Like many harried young parents, Jane and her husband don’t agree on standards for their family life – dinner, daycare, OR time for work. They stop communicating. They make unhelpful assumptions about each other. They almost split. What saves them? Escape from the either/or worldview. Jane solves the mystery, discovering that a landmark piece of literature (previously attributed to a man) is, in fact, the work of a beleaguered mother. Jane’s husband learns to voice what he needs more precisely -- learning that clarity about what’s important lets work and family more happily co-exist. He tells Jane that he just needs two things from her: He wants his old wife back, the one who wasn’t tormented by a “black cloud” of overwhelmed-ness -- and he wants her to loosen up about domestic duties (anxieties that feed the cloud). Jane’s husband tells her he really doesn’t mind if she’s work-obsessed now and then. (For examples of how candor and communication help marriage--Merryl Streep's, yours and mine- please see our piece in today's The Huffington Post.

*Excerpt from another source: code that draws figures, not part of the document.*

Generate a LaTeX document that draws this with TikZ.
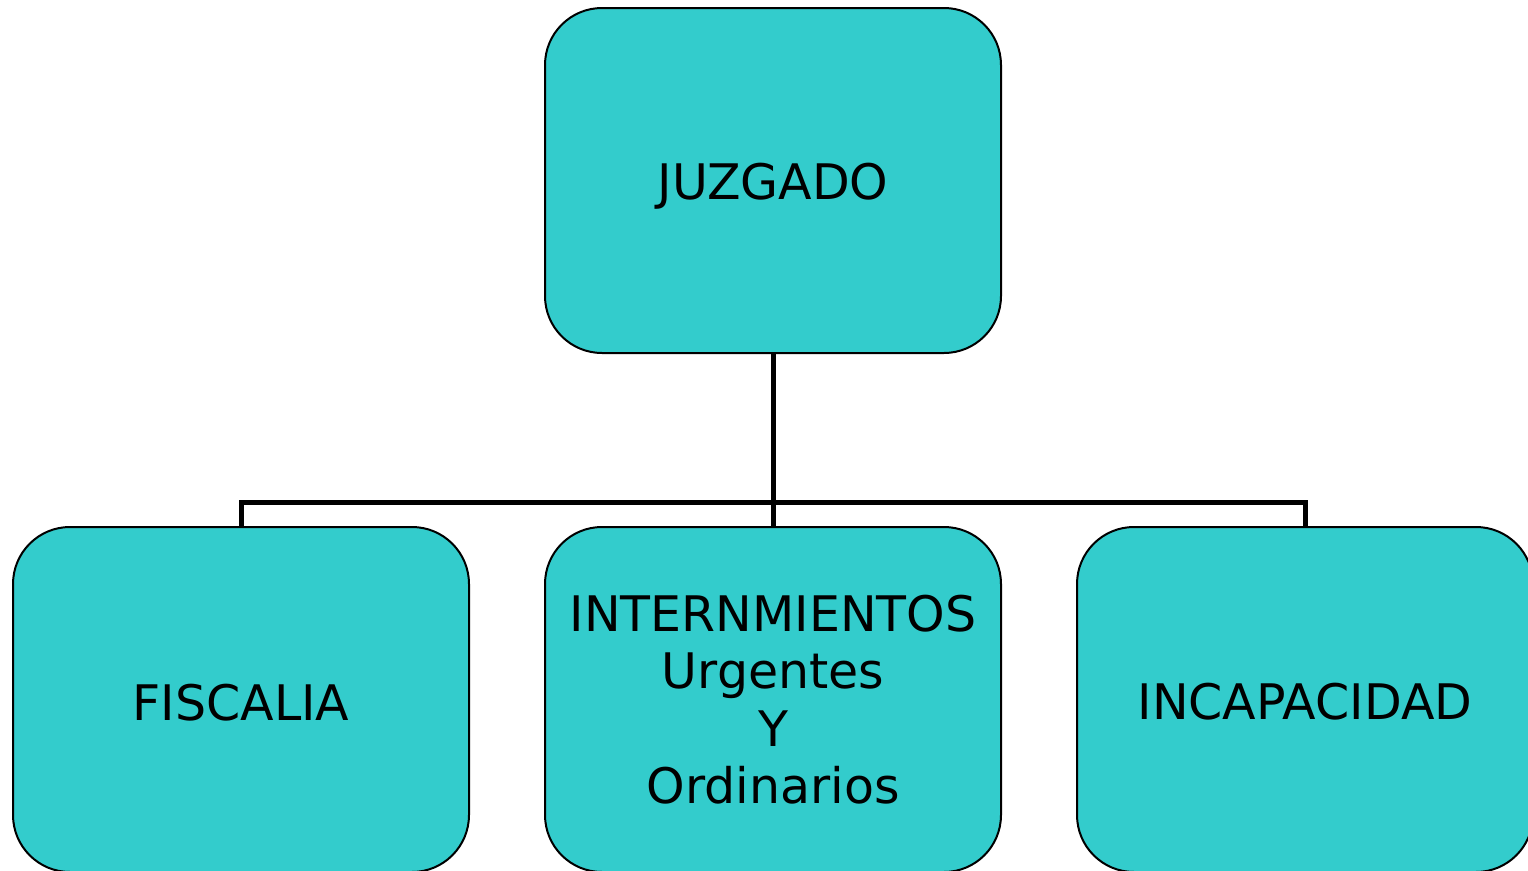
\documentclass[tikz,border=0pt]{standalone}
\usepackage{fontspec}
\setmainfont{DejaVu Sans}
\definecolor{turquesa}{HTML}{33CCCC}

\tikzset{
    caja/.style={draw=black, line width=2pt, fill=turquesa, rounded corners=57pt,
        minimum width=456pt, minimum height=345pt, inner sep=0pt, align=center,
        font=\fontsize{49}{57.5}\selectfont},
    rama/.style={line width=5pt}
}
\newcommand{\bajar}[2]{\raisebox{-#1}[\height][\depth]{#2}}

\begin{document}
\begin{tikzpicture}[x=1pt,y=-1pt]

        \clip (0,0) rectangle (1528,870);
        \fill[white] (0,0) rectangle (1528,870);

        \node[caja] (juzgado) at (773,180.5) {\bajar{6pt}{JUZGADO}};
        \node[caja] (fiscalia) at (241,699.5) {\bajar{3pt}{FISCALIA}};
        \node[caja] (intern) at (773,699.5) {INTERNMIENTOS\\Urgentes\\Y\\Ordinarios};
        \node[caja] (incap) at (1305,699.5) {\bajar{2pt}{INCAPACIDAD}};

        \coordinate (barra) at (773,502);

        \draw[rama] (juzgado.south) -- (intern.north);
        \draw[rama] (fiscalia.north) |- (barra) -| (incap.north);

        \end{tikzpicture}
\end{document}
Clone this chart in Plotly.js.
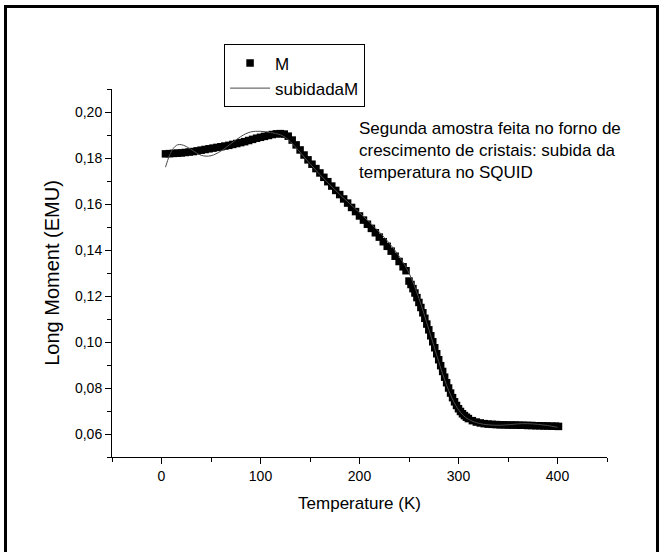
<!DOCTYPE html>
<html>
<head>
<meta charset="utf-8">
<script src="https://cdn.plot.ly/plotly-3.0.1.min.js"></script>
<style>
  html, body { margin:0; padding:0; background:#fff; overflow:hidden; }
  #wrap { position:relative; width:663px; height:552px; }
  #chart { position:absolute; left:0; top:0; width:663px; height:552px; }
  #frame { position:absolute; left:4px; top:5px; width:649px; height:600px;
           border:3px solid #000; pointer-events:none; box-sizing:content-box; }
</style>
</head>
<body>
<div id="wrap">
  <div id="chart"></div>
  <div id="frame"></div>
</div>
<script>
// Measured data (markers): temperature (K) and long moment (EMU)
var temperature = [4,8,12,16,20,24,28,32,36,40,44,48,52,56,60,64,68,72,76,80,84,88,92,96,100,104,108,112,116,120,124,128,132,136,140,144,148,152,156,160,164,168,172,176,180,184,188,192,196,200,204,208,212,216,220,224,228,232,236,240,244,247,250,252,254,256,258,260,262,264,266,268,270,272,274,276,278,280,282,284,286,288,290,292,294,296,298,300,302,304,306,308,310,314,318,322,326,330,334,338,342,346,350,354,358,362,366,370,374,378,382,386,390,394,398,401];
var moment = [0.1818,0.1819,0.1820,0.1821,0.1822,0.1824,0.1826,0.1828,0.1831,0.1834,0.1837,0.1840,0.1843,0.1846,0.1849,0.1852,0.1855,0.1859,0.1863,0.1867,0.1871,0.1876,0.1881,0.1886,0.1890,0.1894,0.1898,0.1902,0.1905,0.1906,0.1904,0.1895,0.1878,0.1857,0.1835,0.1813,0.1792,0.1773,0.1754,0.1735,0.1716,0.1697,0.1678,0.1659,0.1641,0.1622,0.1604,0.1585,0.1567,0.1548,0.1530,0.1512,0.1494,0.1475,0.1456,0.1436,0.1416,0.1395,0.1373,0.1350,0.1327,0.1310,0.1265,0.1250,0.1232,0.1213,0.1193,0.1172,0.1150,0.1127,0.1103,0.1078,0.1053,0.1027,0.1001,0.0975,0.0949,0.0923,0.0897,0.0872,0.0847,0.0823,0.0800,0.0778,0.0758,0.0740,0.0724,0.0710,0.0698,0.0688,0.0680,0.0673,0.0667,0.0658,0.0652,0.0648,0.0645,0.0643,0.0642,0.0641,0.0640,0.0640,0.0639,0.0639,0.0639,0.0638,0.0638,0.0637,0.0637,0.0636,0.0636,0.0635,0.0635,0.0634,0.0634,0.0633];

// Fitted curve "subidadaM"
var fitTemperature = [4,8,12,16,20,25,30,35,40,45,50,55,60,65,70,75,80,85,90,95,100,105,110,115,120,125,130,140,150,160,170,180,190,200,210,220,230,240,250,260,270,280,285,290,295,300,305,310,320,330,340,350,360,370,380,390,400];
var fitMoment = [0.1760,0.1810,0.1842,0.1857,0.1858,0.1850,0.1837,0.1823,0.1812,0.1808,0.1810,0.1818,0.1830,0.1845,0.1862,0.1878,0.1893,0.1905,0.1913,0.1916,0.1916,0.1914,0.1911,0.1907,0.1901,0.1890,0.1872,0.1825,0.1775,0.1728,0.1684,0.1642,0.1602,0.1562,0.1521,0.1478,0.1430,0.1373,0.1300,0.1190,0.1055,0.0915,0.0848,0.0790,0.0742,0.0705,0.0680,0.0664,0.0647,0.0640,0.0638,0.0640,0.0644,0.0645,0.0642,0.0637,0.0629];

var seriesNames = ['M', 'subidadaM'];
var xTitle = 'Temperature (K)';
var yTitle = 'Long Moment (EMU)';
var noteLines = ['Segunda amostra feita no forno de', 'crescimento de cristais: subida da', 'temperatura no SQUID'];

var traces = [
  { x: temperature, y: moment, name: seriesNames[0], type: 'scatter', mode: 'markers',
    marker: { symbol: 'square', size: 7.5, color: '#000', line: { width: 0 } } },
  { x: fitTemperature, y: fitMoment, name: seriesNames[1], type: 'scatter', mode: 'lines',
    line: { color: '#4a4a4a', width: 1, shape: 'spline', smoothing: 1 } }
];

var axisCommon = {
  ticks: 'outside', ticklen: 6, tickwidth: 1, tickcolor: '#000',
  showline: true, linecolor: '#000', linewidth: 1,
  showgrid: false, zeroline: false, tickfont: { size: 14, color: '#000' }
};

var layout = {
  width: 663, height: 552,
  margin: { l: 112, r: 56, t: 89, b: 95, pad: 0 },
  paper_bgcolor: '#fff', plot_bgcolor: '#fff',
  separators: ',.',
  font: { family: 'Liberation Sans, Arial, sans-serif', color: '#000' },
  showlegend: true,
  xaxis: Object.assign({}, axisCommon, {
    range: [-50, 450], tick0: 0, dtick: 100,
    minor: { tick0: 0, dtick: 50, ticks: 'outside', ticklen: 4, tickcolor: '#000', showgrid: false },
    title: { text: xTitle, font: { size: 17 }, standoff: 14 }
  }),
  yaxis: Object.assign({}, axisCommon, {
    range: [0.05, 0.21], tick0: 0, dtick: 0.02, tickformat: '.2f',
    minor: { tick0: 0, dtick: 0.01, ticks: 'outside', ticklen: 4, tickcolor: '#000', showgrid: false },
    title: { text: yTitle, font: { size: 20 }, standoff: 9 }
  }),
  legend: {
    x: 0.2264, y: 1.121, xanchor: 'left', yanchor: 'top',
    bordercolor: '#000', borderwidth: 1, bgcolor: '#fff',
    font: { size: 17 }, tracegroupgap: 0, itemwidth: 40
  },
  annotations: [{
    xref: 'paper', yref: 'paper', x: 0.495, y: 0.925,
    xanchor: 'left', yanchor: 'top', align: 'left', showarrow: false,
    text: noteLines.join('<br>'), font: { size: 17 }
  }]
};

Plotly.newPlot('chart', traces, layout, { staticPlot: true, displayModeBar: false });
</script>
</body>
</html>
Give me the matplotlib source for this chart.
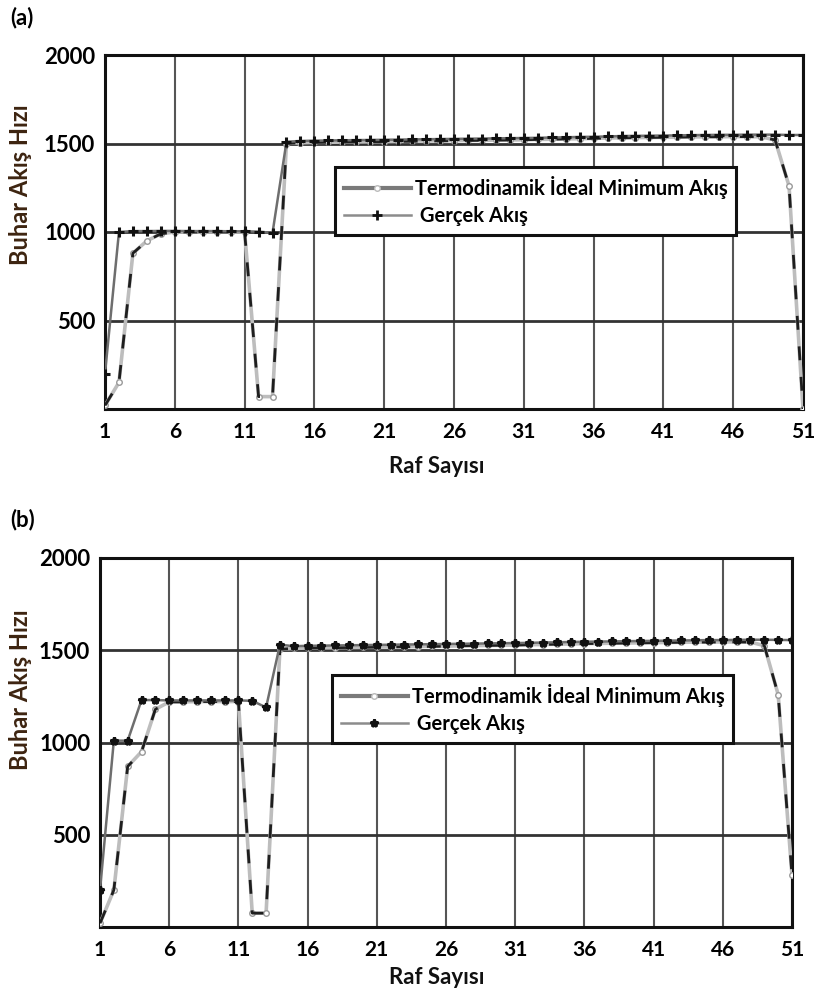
import matplotlib
matplotlib.use("Agg")
import matplotlib.pyplot as plt
from matplotlib.lines import Line2D

plt.rcParams['font.family'] = ['Lato', 'DejaVu Sans']

stages = list(range(1, 52))
xticks = list(range(1, 52, 5))
yticks = [500, 1000, 1500, 2000]

# (a) vapour flow profiles
min_a = [20, 150, 880, 950, 990, 1000, 1000, 1000, 1000, 1000, 1000, 70, 70, 1500,
         1504, 1506, 1507, 1508, 1509, 1510, 1511, 1512, 1513, 1514, 1515, 1516, 1517,
         1518, 1519, 1520, 1521, 1523, 1524, 1526, 1527, 1529, 1531, 1532, 1533, 1534,
         1535, 1536, 1537, 1538, 1538, 1539, 1539, 1538, 1520, 1260, 0]
act_a = [200, 1000, 1005, 1005, 1006, 1006, 1005, 1005, 1005, 1004, 1004, 1002, 995, 1510,
         1514, 1516, 1517, 1518, 1519, 1520, 1521, 1522, 1523, 1524, 1525, 1526, 1527,
         1528, 1529, 1530, 1531, 1532, 1534, 1535, 1537, 1538, 1540, 1542, 1543, 1544,
         1545, 1546, 1547, 1548, 1549, 1549, 1550, 1550, 1550, 1548, 1548]

# (b) vapour flow profiles
min_b = [20, 200, 870, 950, 1180, 1220, 1220, 1222, 1222, 1222, 1222, 75, 75, 1505,
         1510, 1512, 1513, 1514, 1515, 1516, 1517, 1518, 1519, 1520, 1521, 1522, 1524,
         1525, 1526, 1527, 1528, 1530, 1531, 1533, 1534, 1536, 1537, 1538, 1539, 1540,
         1541, 1542, 1543, 1544, 1544, 1545, 1545, 1544, 1525, 1260, 280]
act_b = [200, 1010, 1010, 1230, 1230, 1228, 1228, 1228, 1228, 1228, 1228, 1226, 1190, 1530,
         1522, 1524, 1525, 1526, 1527, 1528, 1529, 1530, 1531, 1532, 1533, 1534, 1535,
         1536, 1537, 1538, 1539, 1540, 1542, 1543, 1545, 1546, 1547, 1548, 1549, 1550,
         1551, 1552, 1553, 1554, 1555, 1555, 1556, 1557, 1557, 1556, 1555]

lbl_min = 'Termodinamik İdeal Minimum Akış'
lbl_act = ' Gerçek Akış'

fig = plt.figure(figsize=(8.19, 10.01), dpi=100)

def panel(rect, ymin, yact, act_marker, act_ms, legend_anchor, ylab_xy, xlab_xy):
    ax = fig.add_axes(rect)
    ax.set_xlim(1, 51)
    ax.set_ylim(0, 2000)
    ax.set_xticks(xticks)
    ax.set_yticks(yticks)
    ax.tick_params(axis='x', length=0, labelsize=15, pad=9)
    ax.tick_params(axis='y', length=0, labelsize=16, pad=7)
    for t in ax.get_xticklabels() + ax.get_yticklabels():
        t.set_fontweight('bold')
    for x in xticks:
        ax.axvline(x, color='#555555', lw=1.5, zorder=1)
    for y in [500, 1000, 1500]:
        ax.axhline(y, color='#333333', lw=2.0, zorder=1)
    for s in ax.spines.values():
        s.set_linewidth(2.2)
        s.set_color('#111111')

    # ideal minimum flow: light line with dark dashes on top
    ax.plot(stages, ymin, color='#bdbdbd', lw=2.6, zorder=3,
            marker='o', ms=4, mfc='white', mec='#9a9a9a')
    ax.plot(stages, ymin, color='#1e1e1e', lw=2.0, dashes=(5, 6), zorder=4)
    # actual flow
    ax.plot(stages, yact, color='#6e6e6e', lw=1.8, zorder=5,
            marker=act_marker, ms=act_ms, mew=2.2, mfc='#111111', mec='#111111')

    handles = [Line2D([], [], color='#7a7a7a', lw=3, marker='o', ms=4,
                      mfc='white', mec='#bbbbbb'),
               Line2D([], [], color='#8c8c8c', lw=1.8, marker=act_marker, ms=act_ms,
                      mew=2, mfc='#111111', mec='#111111')]
    leg = ax.legend(handles, [lbl_min, lbl_act], loc='upper left',
                    bbox_to_anchor=legend_anchor, borderaxespad=0,
                    fancybox=False, framealpha=1, edgecolor='#111111',
                    handlelength=3.3, handletextpad=0.2, borderpad=0.45,
                    labelspacing=0.35,
                    prop={'size': 14.5, 'weight': 'bold'})
    leg.get_frame().set_linewidth(2.2)
    leg.set_zorder(10)

    ax.set_ylabel('Buhar Akış Hızı', fontsize=17, fontweight='bold', color='#3d2410',
                  va='center')
    ax.yaxis.set_label_coords(*ylab_xy)
    ax.set_xlabel('Raf Sayısı', fontsize=16, fontweight='bold', color='#111111')
    ax.xaxis.set_label_coords(*xlab_xy)
    return ax

W, H = 819, 1001

def rect(l, t, r, b):
    return [l / W, 1 - b / H, (r - l) / W, (b - t) / H]

panel(rect(105, 55, 803, 409), min_a, act_a, '+', 7,
      ((335 - 105) / 698, 1 - (167 - 55) / 354),
      ((21 - 105) / 698, (409 - 185) / 354),
      ((437 - 105) / 698, (409 - 456) / 354))
panel(rect(100, 558, 792, 927), min_b, act_b, '*', 6,
      ((332 - 100) / 692, 1 - (675 - 558) / 369),
      ((21 - 100) / 692, (927 - 690) / 369),
      ((437 - 100) / 692, (927 - 967) / 369))

fig.text(10 / W, 1 - 18 / H, '(a)', fontsize=16, fontweight='bold', va='center')
fig.text(10 / W, 1 - 520 / H, '(b)', fontsize=16, fontweight='bold', va='center')

fig.savefig('out.png', dpi=100)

Last weekend, my spouse sounded like Jane’s. Out for a rare date night, my husband Steve asked me how I felt about last year and what I hoped to accomplish as I jump back into corporate work. With wine-liberated abandon, I told Steve what I’d like to do with the next decades of my life -- and I was relieved to see two things. First, that I sounded as wild-eyed and energized as I did when I started my first job -- despite having learned the hard way that every climb is more difficult than it looks. Second, that Steve enjoys my ambition. I just need to keep Jane’s lesson in mind: That when your work heats up, when things get frustrating at home -- that’s exactly the time to talk more (and not less) with the people you love.